To achieve high grades in school, which is the endgame of any student, you learn to identify the information that is most likely to be tested, and you set up a way to capture that information and reproduce it when necessary. Humans are naturally lazy. We look for the most efficient ways to get what we want. If what you want is a 70% grade, the most efficient way to get it is to cram for exams.
In schools, paying attention during classes and actively practicing what you’re learning is not an efficient path to good grades. Most teachers give test review, letting you know in advance the most important information that will be on the test. Tthe most efficient way to get a decent grade is to wait until that point and only study the pre-test materials. The common skills you practice in every class is how to memorize information and perform on tests, skills that have little application in the real world.

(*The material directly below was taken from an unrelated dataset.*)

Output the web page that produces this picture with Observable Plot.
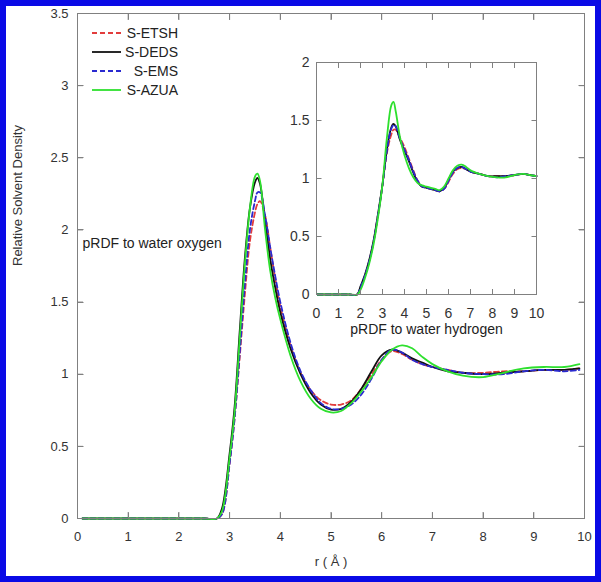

University is an extension of this system. Although the information you are memorizing is more relevant to life in many cases (sorry arts majors), the actual skill you are learning, practicing and refining is how to memorize and test. Projects and papers are just other types of tests. You learn to look for what the professor wants and how to deliver that.
With the amount of information available to us increasing rapidly and becoming easier to access through the internet and smartphones, the value of actually memorizing information declines. You should be developing the skill to use information as you need it, not stockpiling it with no practical application.

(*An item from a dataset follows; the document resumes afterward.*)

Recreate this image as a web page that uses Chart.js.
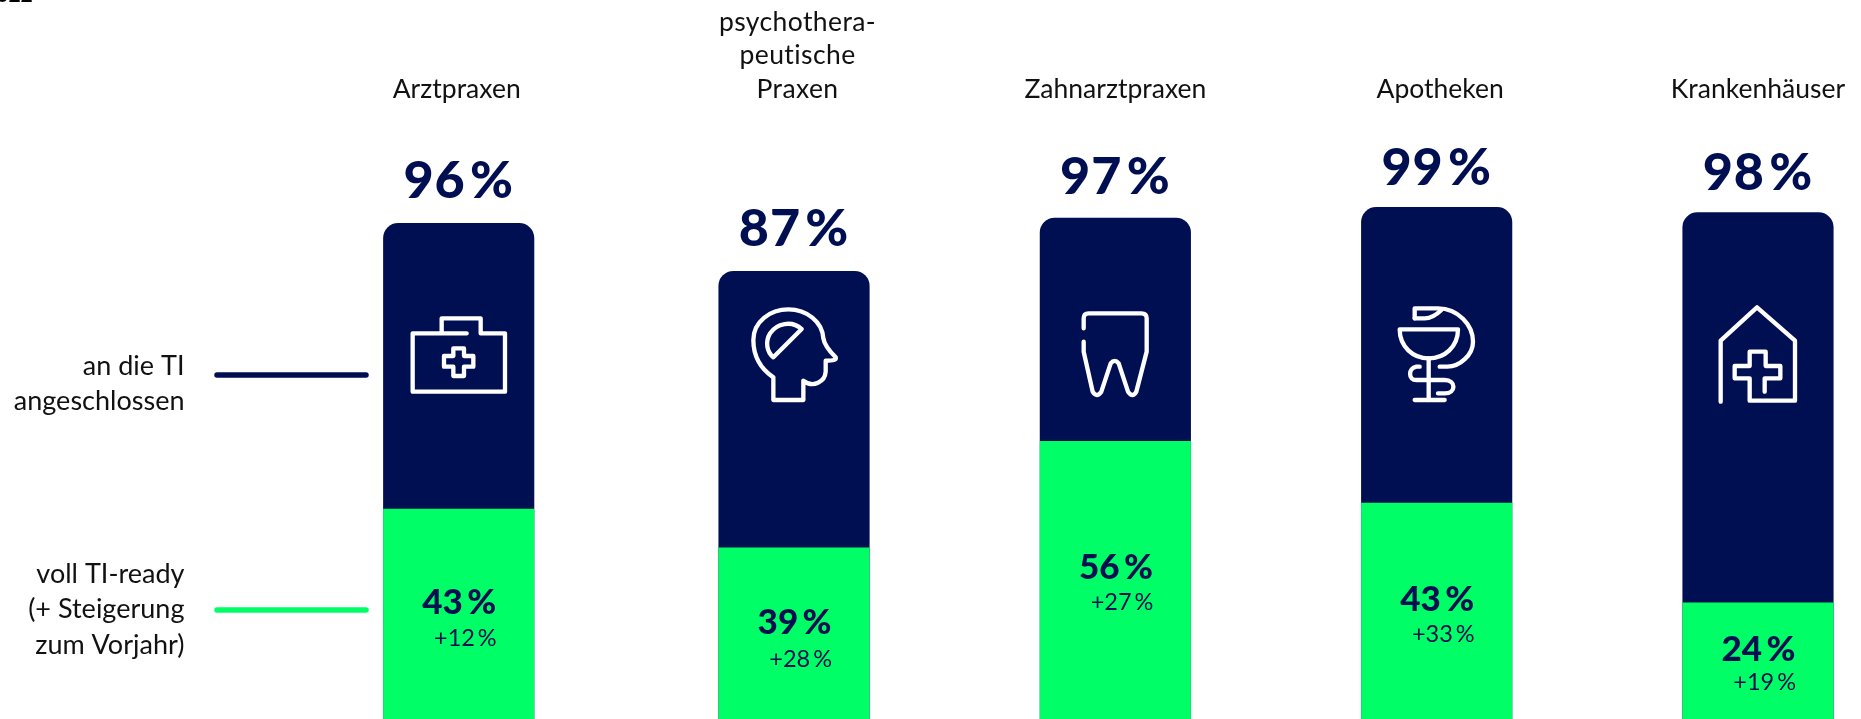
<!DOCTYPE html>
<html lang="de"><head><meta charset="utf-8">
<style>html,body{margin:0;padding:0;background:#fff;overflow:hidden}canvas{display:block}</style>
<script src="https://cdn.jsdelivr.net/npm/chart.js@4"></script></head>
<body><canvas id="c" width="1861" height="719"></canvas>
<script>
const categories = ["Arztpraxen","psychotherapeutische Praxen","Zahnarztpraxen","Apotheken","Krankenhäuser"];
const categoryLines = [["Arztpraxen"],["psychothera-","peutische","Praxen"],["Zahnarztpraxen"],["Apotheken"],["Krankenhäuser"]];
const connectedValues = [96,87,97,99,98];
const readyBarHeights = [42.4,35.1,55.1,43.5,24.8];
const readyLabels = [43,39,56,43,24];
const increaseLabels = [12,28,27,33,19];
const NAVY = "#000E52", GREEN = "#00FF66", TEXT = "#111111";
const FONT = '"Lato", sans-serif';
const THIN = "\u2009", HAIR = "\u200A";

const firstBarShift = -14;
const categoryDx = [-2,3.5,0,3.5,0];
const categorySpacing = [0.01,0.4,0.01,0.01,0.01];
const bigBaseline = [198,246,193.5,185,190];
const readyBaseline = [614,634,579,611,661];
const increaseBaseline = [646,667,610,642,690];

const iconPaths = [
 ["M125 100V55H242V100H315V275H38V100H200","M160 145H192V168H220V200H192V228H160V200H132V168H160Z"],
 ["M115 300V232C75 205 55 165 55 120C55 65 105 28 160 28C215 28 262 65 265 115C268 135 285 155 302 172C305 180 295 182 272 182V215C270 245 235 265 205 242V300Z","M200 87C170 60 125 70 105 100C90 125 95 155 115 172Z"],
 ["M85 85V55Q85 40 100 40H258Q274 40 274 55V155L243 275Q232 295 218 275L190 190Q178 175 166 190L138 275Q124 295 112 275L85 155V125"],
 ["M75 88H250C250 140 210 175 162 175C115 175 75 140 75 88Z","M162 175V300","M120 300H210","M120 55V25H190C250 25 295 75 295 125C295 165 255 200 218 200H195","M120 55H150C175 55 190 40 200 30","M135 200H125C100 205 100 240 125 240H210C245 240 245 280 210 280H190"],
 ["M68 305V122L177 22L291 122V302H155V235H110V198H155V155H203V198H247V235H200V275"]
];
const iconDx = [-58.7,-59,-60,-62,-60];

function txt(ctx,s,x,y,font,color,align,spacing){ctx.font=font;ctx.letterSpacing=(spacing||0.01)+"px";ctx.fillStyle=color;ctx.textAlign=align||"center";ctx.textBaseline="alphabetic";ctx.fillText(s,x,y);}

const annotate = {
 id:"annotate",
 afterDatasetsUpdate(chart){
  chart.data.datasets.forEach((d,i)=>{const el=chart.getDatasetMeta(i).data[0]; el.x+=firstBarShift;});
 },
 afterDatasetsDraw(chart){
  const ctx=chart.ctx, bars=chart.getDatasetMeta(0).data;
  ctx.save();
  txt(ctx,"2022",-16,2,'700 21px '+FONT,"#000","left");
  bars.forEach((b,i)=>{
    const x=b.x;
    const lines=categoryLines[i];
    lines.forEach((l,k)=>txt(ctx,l,x+categoryDx[i],98-(lines.length-1-k)*33.7,'400 26.5px '+FONT,TEXT,"center",categorySpacing[i]));
    txt(ctx,connectedValues[i]+HAIR+"%",x,bigBaseline[i],'900 52px '+FONT,NAVY,"center",1);
    txt(ctx,readyLabels[i]+THIN+"%",x+37.5,readyBaseline[i],'900 35px '+FONT,NAVY,"right");
    txt(ctx,"+"+increaseLabels[i]+THIN+"%",x+38,increaseBaseline[i],'400 23.5px '+FONT,NAVY,"right");
    ctx.save();
    ctx.translate(x+iconDx[i],300);ctx.scale(1/3,1/3);
    ctx.strokeStyle="#fff";ctx.lineWidth=13;ctx.lineCap="round";ctx.lineJoin="round";
    iconPaths[i].forEach(p=>ctx.stroke(new Path2D(p)));
    ctx.restore();
  });
  [["an die TI",375],["angeschlossen",410],["voll TI-ready",583],["(+ Steigerung",618],["zum Vorjahr)",653.5]].forEach(([s,y])=>txt(ctx,s,184.5,y,'400 27px '+FONT,TEXT,"right"));
  ctx.lineCap="round";ctx.lineWidth=5.5;
  ctx.strokeStyle=NAVY;ctx.beginPath();ctx.moveTo(217,375);ctx.lineTo(366,375);ctx.stroke();
  ctx.strokeStyle=GREEN;ctx.beginPath();ctx.moveTo(217,610);ctx.lineTo(366,610);ctx.stroke();
  ctx.restore();
 }
};

new Chart(document.getElementById("c"),{
 type:"bar",
 data:{labels:categories,datasets:[
  {label:"voll TI-ready",data:readyBarHeights,backgroundColor:GREEN,order:0,clip:false,barThickness:150.5,borderWidth:0},
  {label:"an die TI angeschlossen",data:connectedValues,backgroundColor:NAVY,order:1,clip:false,barThickness:150.5,borderWidth:0,
   borderRadius:{topLeft:15,topRight:15,bottomLeft:0,bottomRight:0},borderSkipped:false}
 ]},
 options:{responsive:false,animation:false,
  layout:{padding:{left:472.7,right:103,top:0,bottom:0}},
  plugins:{legend:{display:false},tooltip:{enabled:false}},
  scales:{
   x:{display:false,stacked:true,offset:false},
   y:{display:false,stacked:false,min:3,max:137.9}
  }},
 plugins:[annotate]
});
</script></body></html>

While students are busy in college continuing to learn obedience and memorization, they are missing out on learning the foundational skill of organization.
It is reasonable to wonder what traveling, when you have nothing on your to-do list and only a small bag on your back could teach us about how to survive with an inbox full of emails and a million tasks to keep track of, or a house full of disorganized things. Travel doesn’t help you learn how to fix those problems, but it helps you to avoid them in the first place by learning the value of living simply.

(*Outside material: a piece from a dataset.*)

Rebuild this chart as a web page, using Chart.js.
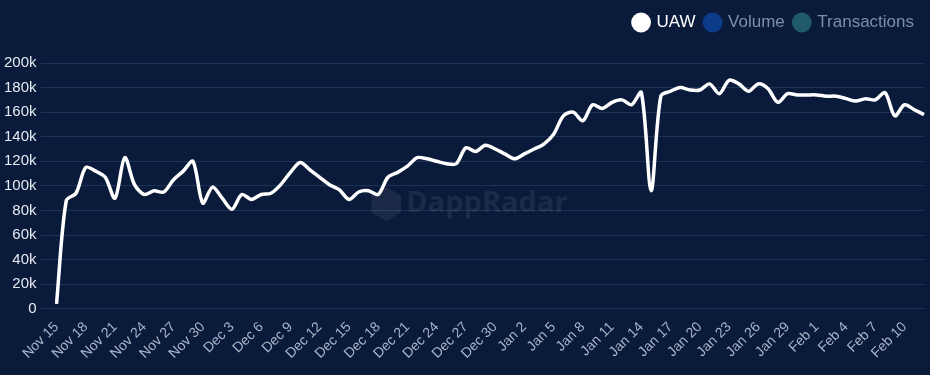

Research is starting to back up what travelers have been learning for decades, that having less stuff makes you happier. Having a desk full of unorganized paper, the floor of your room covered in clothes and piles of random things lying around your room stresses you out, even if you aren’t aware of it.
When you go traveling for a long period of time, you quickly start to realize how few things you need to be happy. With one pair of shoes, shorts, pants and a few shirts, you cover virtually all your needs. Since you are moving around almost every week, packing up all your possessions and physically carrying everything you own, you don’t fall victim to the same “what if I need it” mentality that makes you hold onto things you don’t need at home.
As you travel, moving from one hostel to the next, you start to become envious of the people traveling with less stuff than you. Instead of wrestling with their bag for 10 minutes to get it closed, they can throw everything in and be on their way in a minute or less. Backpacking constrains your space to a point where you are forced to start thinking about how to use it efficiently. And when you fail to use your space efficiently, your aren’t able to hide from it like you are in a home. You can’t pile your stuff in the corner of a hostel room. You will be regularly faced with and frustrated by disorganization. This is exactly the motivation you need to start learning how to be more organized.
As you learn to accumulate less stuff, you also gain organizational skills from the logistics of planning a long trip. It doesn’t matter if you are booking everything months in advance or are winging it, there is always a lot of planning involved in travel. Figuring out what hostels you’re staying at, what towns you’re going to visit, how you’re going to get there and keeping track of your important things like passport, phone, tickets, and reservations. You learn how to prepare for a city, how to research locations effectively and how to navigate once you get there.
When you get back home after traveling, you won’t yet be a master organizer. But you will have learned to appreciate simplicity. You will know that you need much less stuff than you thought you did before, and eventually, you will realize that part of the enjoyment and freedom of traveling is the freedom from things.